Hello Sea Grant community! This is a blog update from the Center for Microbial Oceanographic Research and Education (C-MORE) at the University of Hawaii at Manoa, where I’ve been participating in a summer training program for the last five weeks. The course, “Microbial Oceanography: Genomes to Biomes,” is offered to graduate students and postdoctoral scholars with interests in marine microbiology and biological oceanography. As an Oregon-based zooplankton ecologist, I felt like a bit of an odd duck in a microbial oceanography training program in the oligotrophic North Pacific subtropical gyre. But, since I study predator-prey interactions, and my study organisms (appendicularians) feed on microbes, I decided I would benefit from a more comprehensive perspective of the prey. The C-MORE summer program provided the idyllic introduction to microbes, including a weeklong research cruise aboard the R/V Kilo Moana, during which we measured processes such as bacterial production using tritium-labeled leucine incorporation, primary production using 14C, cell types and abundances using flow cytometry, and particulate carbon and nitrogen flux using sediment traps.

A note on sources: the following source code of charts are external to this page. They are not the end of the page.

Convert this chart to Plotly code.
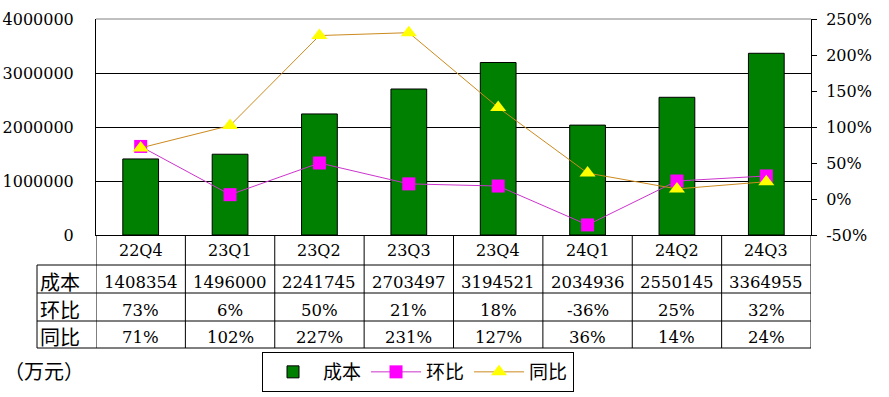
import plotly.graph_objects as go

# ---- data ----
quarters = ["22Q4", "23Q1", "23Q2", "23Q3", "23Q4", "24Q1", "24Q2", "24Q3"]
cost = [1408354, 1496000, 2241745, 2703497, 3194521, 2034936, 2550145, 3364955]
qoq_pct = [73, 6, 50, 21, 18, -36, 25, 32]
yoy_pct = [71, 102, 227, 231, 127, 36, 14, 24]
left_ticks = [0, 1000000, 2000000, 3000000, 4000000]
right_ticks_pct = [-50, 0, 50, 100, 150, 200, 250]
row_labels = ["成本", "环比", "同比"]
unit_label = "（万元）"

# ---- layout constants (pixels) ----
W, H = 889, 397
L, R, T, B = 96, 811, 19, 235
pw, ph = R - L, B - T


def py(y):  # pixel y -> paper y
    return (B - y) / ph


def px(x):  # pixel x -> paper x
    return (x - L) / pw


SERIF = "DejaVu Serif"
CJK = "Noto Sans CJK SC"

fig = go.Figure()
fig.add_trace(go.Bar(
    x=quarters, y=cost, name="成本", width=0.4,
    marker=dict(color="#008000", line=dict(color="#000000", width=1)),
    yaxis="y",
))
fig.add_trace(go.Scatter(
    x=quarters, y=[v / 100 for v in qoq_pct], name="环比", mode="lines+markers",
    line=dict(color="#CC33CC", width=1),
    marker=dict(symbol="square", size=13, color="#FF00FF", line=dict(width=0)),
    yaxis="y2",
))
fig.add_trace(go.Scatter(
    x=quarters, y=[v / 100 for v in yoy_pct], name="同比", mode="lines+markers",
    line=dict(color="#CC8A1E", width=1),
    marker=dict(symbol="triangle-up", size=14, color="#FFFF00", line=dict(width=0)),
    yaxis="y2",
))

shapes = []
# top gray border
shapes.append(dict(type="line", xref="paper", yref="paper", x0=0, x1=1, y0=1, y1=1,
                   line=dict(color="#808080", width=1), layer="above"))
# category / table vertical lines
for i in range(len(quarters) + 1):
    shapes.append(dict(type="line", xref="x", yref="paper", x0=i - 0.5, x1=i - 0.5,
                       y0=0, y1=py(348), line=dict(color="#000000", width=1)))
# table horizontal lines
for yy in [265, 293, 321, 348]:
    shapes.append(dict(type="line", xref="paper", yref="paper", x0=px(37), x1=1,
                       y0=py(yy), y1=py(yy), line=dict(color="#000000", width=1)))
# table left border
shapes.append(dict(type="line", xref="paper", yref="paper", x0=px(37), x1=px(37),
                   y0=py(265), y1=py(348), line=dict(color="#000000", width=1)))

ann = []
row_centers = [282, 310, 337]
rows = [
    [str(v) for v in cost],
    [f"{v}%" for v in qoq_pct],
    [f"{v}%" for v in yoy_pct],
]
for r, (lab, vals, yc) in enumerate(zip(row_labels, rows, row_centers)):
    ann.append(dict(xref="paper", yref="paper", x=px(38), y=py(yc - 1), text=lab,
                    showarrow=False, xanchor="left", yanchor="middle",
                    font=dict(family=CJK, size=20, color="#000000")))
    for i, t in enumerate(vals):
        ann.append(dict(xref="x", yref="paper", x=quarters[i], y=py(yc), text=t,
                        showarrow=False, xanchor="center", yanchor="middle",
                        font=dict(family=SERIF, size=16.5, color="#000000")))
# category labels
for q in quarters:
    ann.append(dict(xref="x", yref="paper", x=q, y=py(251), text=q,
                    showarrow=False, xanchor="center", yanchor="middle",
                    font=dict(family=SERIF, size=16, color="#000000")))
ann.append(dict(xref="paper", yref="paper", x=px(44), y=py(370), text=unit_label,
                showarrow=False, xanchor="center", yanchor="middle",
                font=dict(family=CJK, size=20, color="#000000")))

fig.update_layout(
    width=W, height=H,
    margin=dict(l=L, r=W - R, t=T, b=H - B, pad=0, autoexpand=False),
    paper_bgcolor="#FFFFFF", plot_bgcolor="#FFFFFF",
    showlegend=True,
    legend=dict(orientation="h", x=px(418), xanchor="center", y=py(352), yanchor="top",
                bordercolor="#000000", borderwidth=1, bgcolor="#FFFFFF",
                font=dict(family=CJK, size=19, color="#000000"),
                itemwidth=50, tracegroupgap=0, traceorder="normal"),
    xaxis=dict(range=[-0.5, len(quarters) - 0.5], showticklabels=False, ticks="",
               showgrid=False, showline=True, linecolor="#000000", linewidth=1,
               zeroline=False, fixedrange=True, automargin=False),
    yaxis=dict(range=[0, 4000000], tickvals=left_ticks, ticktext=[str(v) for v in left_ticks],
               showgrid=True, gridcolor="#000000", gridwidth=1, zeroline=False,
               showline=True, linecolor="#000000", linewidth=1, ticks="",
               ticklabelstandoff=18, automargin=False,
               tickfont=dict(family=SERIF, size=16, color="#000000")),
    yaxis2=dict(range=[-0.5, 2.5], overlaying="y", side="right",
                tickvals=[v / 100 for v in right_ticks_pct],
                ticktext=[f"{v}%" for v in right_ticks_pct],
                showgrid=False, zeroline=False, showline=True, linecolor="#000000",
                linewidth=1, ticks="outside", ticklen=5, tickcolor="#000000",
                ticklabelstandoff=6, automargin=False,
                tickfont=dict(family=SERIF, size=16, color="#000000")),
    shapes=shapes,
    annotations=ann,
    bargap=0.6,
)

fig.write_html("out.html", config={"displayModeBar": False},
               post_script="document.body.style.margin='0';document.body.style.padding='0';")
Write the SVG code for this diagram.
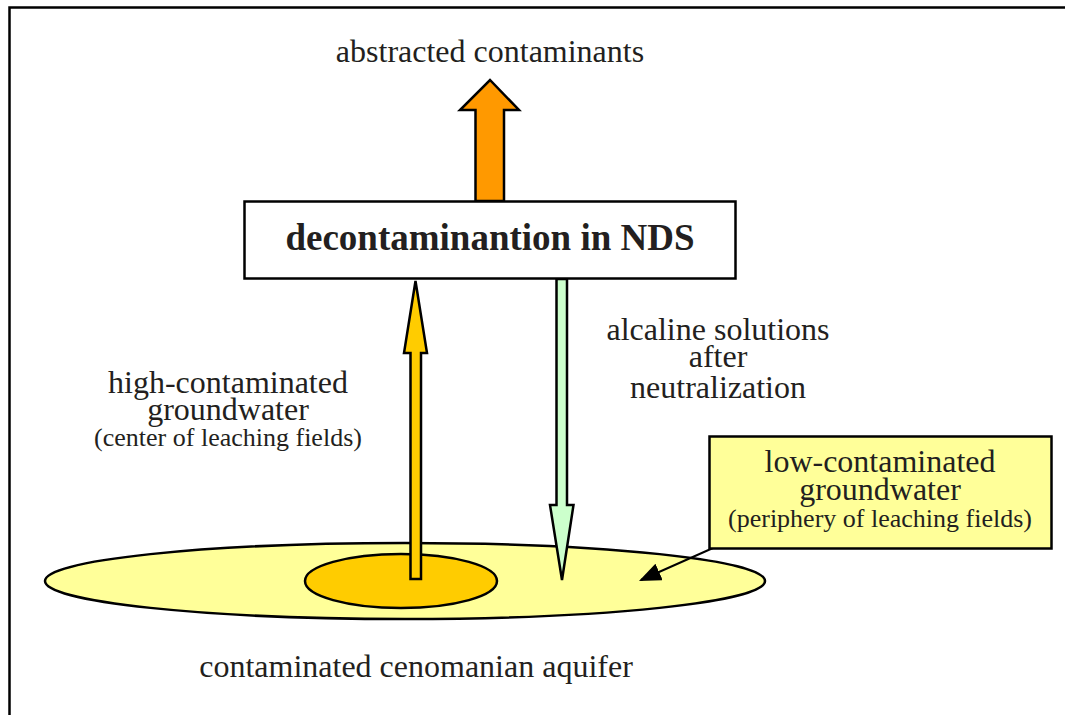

I’m excited that my work with microbes will continue in Oregon through the support of a Julie and Rocky Dixon Graduate Innovation Award, a fellowship designed to support Oregon doctoral students who are interested in pursuing innovative, “nontraditional” career development experiences. I received the fellowship to extend my collaboration with Oregon Sea Grant to develop an educational exhibit on marine microbes. Through my research, I plan to produce a collection of microscopy images of the ocean’s more abundant microbes (e.g. Synechococcus, Prochlorococcus, Pelagibacter, Ostreococcus), which can then be an educational tool, promoting public understanding of the critical role of bacteria in marine food webs.
One of the microscopes I plan to use to produce such images is an Atomic Force Microscope. I just began training on our instrument at the University of Oregon.
The microscope is rather finicky, and I’m still working on the best technique for immobilizing cells, but if you squint hard enough at my first image, you can detect the spherical outline of a microalga cell.